There are many out there who have done an amazing job getting their church catechized and cleaned up, but then you go down the street or to the next town and that church is nothing like yours? Then you have a large segment of churches who have many members who are so confused because that church down the road practices something certainly not Lutheran (open communion, women in positions they should not be, "contemporary" worship, men pretending to be preachers when they are not ordained, and the list goes on) and they don't understand why synod allows it! So yes we want to encourage men to enter the ministry, but what should we tell them to expect?

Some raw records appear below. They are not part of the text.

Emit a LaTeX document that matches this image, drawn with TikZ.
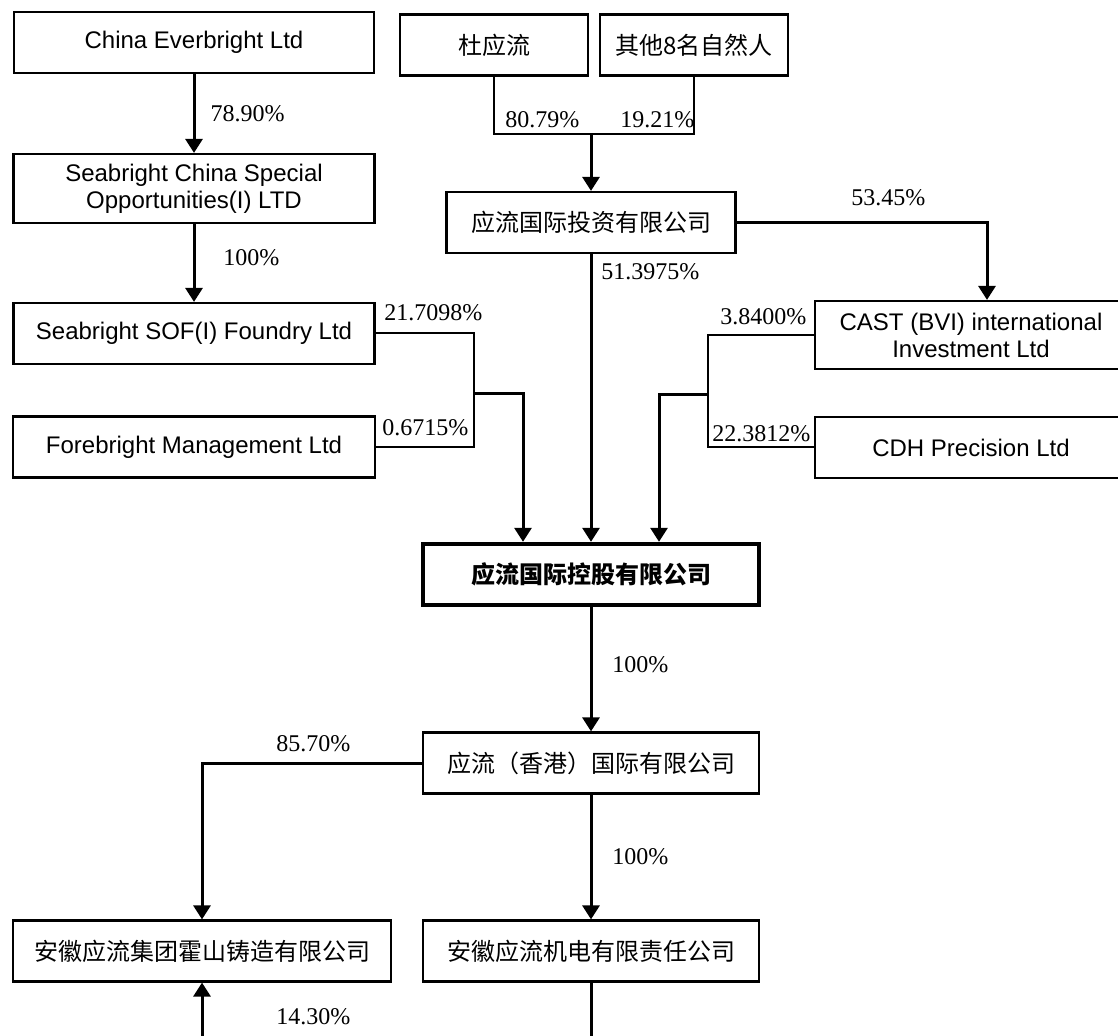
\documentclass[tikz,border=0pt]{standalone}
\usepackage{fontspec}
\setmainfont{Liberation Serif}
\setsansfont{Liberation Sans}
\newfontfamily\cjk{Noto Sans CJK SC}
\usetikzlibrary{%
  arrows.meta%
}

\begin{document}
\begin{tikzpicture}[x=0.5pt,y=-0.5pt,
    box/.style={draw,line width=1.1pt,minimum height=30.5pt,inner sep=2pt},
    en/.style={box,align=center,font=\sffamily\fontsize{12}{13.5}\selectfont},
    zh/.style={box,font=\cjk\fontsize{12}{13.5}\selectfont},
    link/.style={line width=1.5pt,-{Triangle[length=7pt,width=8.5pt]}},
    wire/.style={line width=1pt},
    pct/.style={anchor=west,inner sep=0pt,font=\fontsize{12}{13}\selectfont}]
      \clip (0,0) rectangle (1118,1036);
      % holders of the top
      \node [en,minimum width=180pt] (ceb) at (194,42.5) {China Everbright Ltd};
      \node [en,minimum width=180.5pt,minimum height=34.5pt] (scso) at (194,188.5) {Seabright China Special\\Opportunities(I) LTD};
      \node [en,minimum width=180.5pt] (sof) at (194,333.5) {Seabright SOF(I) Foundry Ltd};
      \node [en,minimum width=181pt] (fore) at (194,447) {Forebright Management Ltd};
      \node [zh,minimum width=94pt] (du) at (494,45) {杜应流};
      \node [zh,minimum width=94pt] (other) at (694,45) {其他8名自然人};
      \node [zh,minimum width=144.5pt] (invest) at (591,222.5) {应流国际投资有限公司};
      \node [en,minimum width=156pt,minimum height=34pt] (cast) at (971,335) {CAST (BVI) international\\Investment Ltd};
      \node [en,minimum width=156pt] (cdh) at (971,447.5) {CDH Precision Ltd};
      % the group
      \node [zh,minimum width=168pt,line width=2.2pt,font=\cjk\bfseries\fontsize{12}{13.5}\selectfont] (hold) at (591,574.5) {应流国际控股有限公司};
      \node [zh,minimum width=168pt] (hk) at (591,763) {应流（香港）国际有限公司};
      \node [zh,minimum width=189pt] (huoshan) at (202,951) {安徽应流集团霍山铸造有限公司};
      \node [zh,minimum width=168pt] (jd) at (591,951) {安徽应流机电有限责任公司};
      % links
      \draw [link] (ceb) -- (scso) node [pct,pos=.5,xshift=7.5pt] (p1) {78.90\%};
      \draw [link] (scso) -- (sof);
      \node [pct] (p2) at (223,258) {100\%};
      \coordinate (lj) at (474,394);
      \draw [wire] (sof.east) -| (lj) |- (fore.east);
      \draw [link] (lj) -| ([xshift=-34pt]hold.north);
      \node [pct] (p3) at (384,313) {21.7098\%};
      \node [pct] (p4) at (382,428) {0.6715\%};
      \coordinate (dj) at (591,134);
      \draw [wire] (du.south) |- (dj) -| (other.south);
      \draw [link] (dj) -- (invest.north);
      \node [pct] (p5) at (505,120) {80.79\%};
      \node [pct] (p6) at (620,120) {19.21\%};
      \draw [link] (invest) -- (hold);
      \node [pct] (p7) at (601,272) {51.3975\%};
      \draw [link] (invest.east) -| ([xshift=8pt]cast.north);
      \node [pct] (p8) at (851,198) {53.45\%};
      \coordinate (rj) at (708,395);
      \draw [wire] (cast.west) -| (rj) |- (cdh.west);
      \draw [link] (rj) -| ([xshift=34pt]hold.north);
      \node [pct] (p9) at (720,317) {3.8400\%};
      \node [pct] (p10) at (712,434) {22.3812\%};
      \draw [link] (hold) -- (hk);
      \node [pct] (p11) at (612,665) {100\%};
      \draw [link] (hk.west) -| (huoshan.north);
      \node [pct] (p12) at (276,744) {85.70\%};
      \draw [link] (hk) -- (jd);
      \node [pct] (p13) at (612,857) {100\%};
      % cut at the lower edge
      \coordinate (jdend) at (591,1050);
      \coordinate (hsend) at (202,1050);
      \draw [line width=1.5pt] (jd) -- (jdend);
      \draw [link] (hsend) -- (huoshan);
      \node [pct] (p14) at (276,1017) {14.30\%};
    \end{tikzpicture}
\end{document}
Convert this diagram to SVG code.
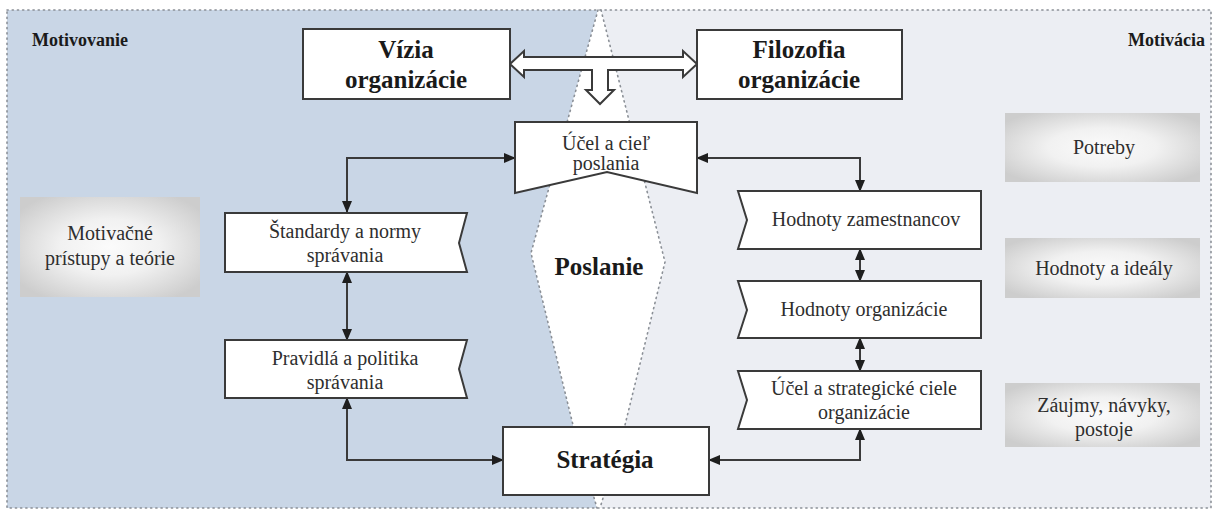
<svg xmlns="http://www.w3.org/2000/svg" width="1215" height="512" viewBox="0 0 1215 512">
  <defs>
    <style>
      .box { fill: #ffffff; stroke: #3a3a3a; stroke-width: 2; }
      .conn { fill: none; stroke: #3a3a3a; stroke-width: 2; }
      .dots { fill: none; stroke: #8a8f96; stroke-width: 1.6; stroke-dasharray: 1.2 4; stroke-linecap: round; }
      .t { font-family: "Liberation Serif", "Times New Roman", serif; font-size: 20px; fill: #2e2e2e; text-anchor: middle; }
      .tb { font-family: "Liberation Serif", "Times New Roman", serif; font-size: 25px; font-weight: bold; fill: #1a1a1a; text-anchor: middle; }
      .side { font-family: "Liberation Serif", "Times New Roman", serif; font-size: 18px; font-weight: bold; fill: #1a1a1a; }
      .soft { fill: url(#softGray); }
    </style>
    <radialGradient id="softGray" cx="50%" cy="50%" r="62%">
      <stop offset="0" stop-color="#fbfbfb"/>
      <stop offset="0.45" stop-color="#f1f1f1"/>
      <stop offset="1" stop-color="#cdcdcd"/>
    </radialGradient>
    <marker id="arr" viewBox="0 0 12 12" refX="11" refY="6" markerWidth="12" markerHeight="12" markerUnits="userSpaceOnUse" orient="auto-start-reverse">
      <path d="M0,1 L12,6 L0,11 Z" fill="#1e1e1e"/>
    </marker>
  </defs>

  <!-- background zones -->
  <g id="zones">
    <rect x="0" y="0" width="1215" height="512" fill="#ffffff"/>
    <polygon points="601,10 1211,10 1211,508 600,508 625,425 665,262" fill="#eceef3"/>
    <polygon points="7,10 598,10 531,253 573,425 597,508 7,508" fill="#c9d6e6"/>
    <polygon points="598,10 601,10 665,262 625,425 600,508 597,508 573,425 531,253" fill="#ffffff"/>
    <rect x="7" y="10" width="1204" height="498" class="dots"/>
    <polyline points="598,10 531,253 573,425 597,508" class="dots"/>
    <polyline points="601,10 665,262 625,425 600,508" class="dots"/>
  </g>

  <g id="zone-labels">
    <text class="side" x="32" y="46">Motivovanie</text>
    <text class="side" x="1205" y="46" text-anchor="end">Motivácia</text>
  </g>

  <!-- connectors -->
  <g id="connectors">
    <polygon points="510,64 524,51 524,57 683,57 683,51 697,64 683,77 683,70 608,70 608,90 614,90 600,104 586,90 592,90 592,70 524,70 524,77" fill="#ffffff" stroke="#3a3a3a" stroke-width="2" stroke-linejoin="miter"/>
    <polyline class="conn" points="347,212 347,158 515,158" marker-start="url(#arr)" marker-end="url(#arr)"/>
    <polyline class="conn" points="697,158 860,158 860,191" marker-start="url(#arr)" marker-end="url(#arr)"/>
    <line class="conn" x1="347" y1="272" x2="347" y2="340" marker-start="url(#arr)" marker-end="url(#arr)"/>
    <polyline class="conn" points="347,398 347,460 503,460" marker-start="url(#arr)" marker-end="url(#arr)"/>
    <polyline class="conn" points="709,460 860,460 860,429" marker-start="url(#arr)" marker-end="url(#arr)"/>
    <line class="conn" x1="860" y1="249" x2="860" y2="281" marker-start="url(#arr)" marker-end="url(#arr)"/>
    <line class="conn" x1="860" y1="338" x2="860" y2="371" marker-start="url(#arr)" marker-end="url(#arr)"/>
  </g>

  <g id="vizia">
    <rect class="box" x="303" y="29" width="207" height="70"/>
    <text class="tb" x="406" y="58">Vízia</text>
    <text class="tb" x="406" y="88">organizácie</text>
  </g>

  <g id="filozofia">
    <rect class="box" x="697" y="30" width="205" height="69"/>
    <text class="tb" x="799" y="58">Filozofia</text>
    <text class="tb" x="799" y="88">organizácie</text>
  </g>

  <g id="ucel-poslania">
    <polygon class="box" points="515,122 697,122 697,193 607,172 515,193"/>
    <text class="t" x="606" y="150">Účel a cieľ</text>
    <text class="t" x="606" y="170">poslania</text>
  </g>

  <g id="poslanie">
    <text class="tb" x="599" y="275">Poslanie</text>
  </g>

  <g id="standardy">
    <polygon class="box" points="225,213 467,213 459,243 467,272 225,272"/>
    <text class="t" x="345" y="238">Štandardy a normy</text>
    <text class="t" x="345" y="262">správania</text>
  </g>

  <g id="pravidla">
    <polygon class="box" points="225,340 467,340 459,369 467,398 225,398"/>
    <text class="t" x="345" y="365">Pravidlá a politika</text>
    <text class="t" x="345" y="389">správania</text>
  </g>

  <g id="strategia">
    <rect class="box" x="503" y="427" width="206" height="68"/>
    <text class="tb" x="605" y="468">Stratégia</text>
  </g>

  <g id="hodnoty-zamestnancov">
    <polygon class="box" points="738,191 981,191 981,249 738,249 747,220"/>
    <text class="t" x="866" y="226">Hodnoty zamestnancov</text>
  </g>

  <g id="hodnoty-organizacie">
    <polygon class="box" points="738,281 981,281 981,338 738,338 747,310"/>
    <text class="t" x="864" y="316">Hodnoty organizácie</text>
  </g>

  <g id="ucel-strategicke">
    <polygon class="box" points="738,371 981,371 981,429 738,429 747,400"/>
    <text class="t" x="864" y="395">Účel a strategické ciele</text>
    <text class="t" x="864" y="419">organizácie</text>
  </g>

  <g id="motivacne-pristupy">
    <rect class="soft" x="20" y="197" width="180" height="100"/>
    <text class="t" x="110" y="240">Motivačné</text>
    <text class="t" x="110" y="265">prístupy a teórie</text>
  </g>

  <g id="potreby">
    <rect class="soft" x="1005" y="113" width="195" height="69"/>
    <text class="t" x="1104" y="154">Potreby</text>
  </g>

  <g id="hodnoty-idealy">
    <rect class="soft" x="1005" y="238" width="195" height="60"/>
    <text class="t" x="1104" y="275">Hodnoty a ideály</text>
  </g>

  <g id="zaujmy">
    <rect class="soft" x="1005" y="383" width="195" height="64"/>
    <text class="t" x="1104" y="412">Záujmy, návyky,</text>
    <text class="t" x="1104" y="436">postoje</text>
  </g>
</svg>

But you are right, we need to encourage more to be pastors. We need to call on fellow pastors to be faithful. We do have a great job, we get to be in the Word of God all day long, all week long. Lutherans, Christians, are in decline throughout the United States but we have the life saving message of the Gospel that we get to proclaim. Yes there are some without pastors. Some of these problems are challenging but there are real ways to solve this. Keep your pastors full-time. Encourage them to do good work. Encourage pastors who struggle. Keep Christ crucified for you front and center.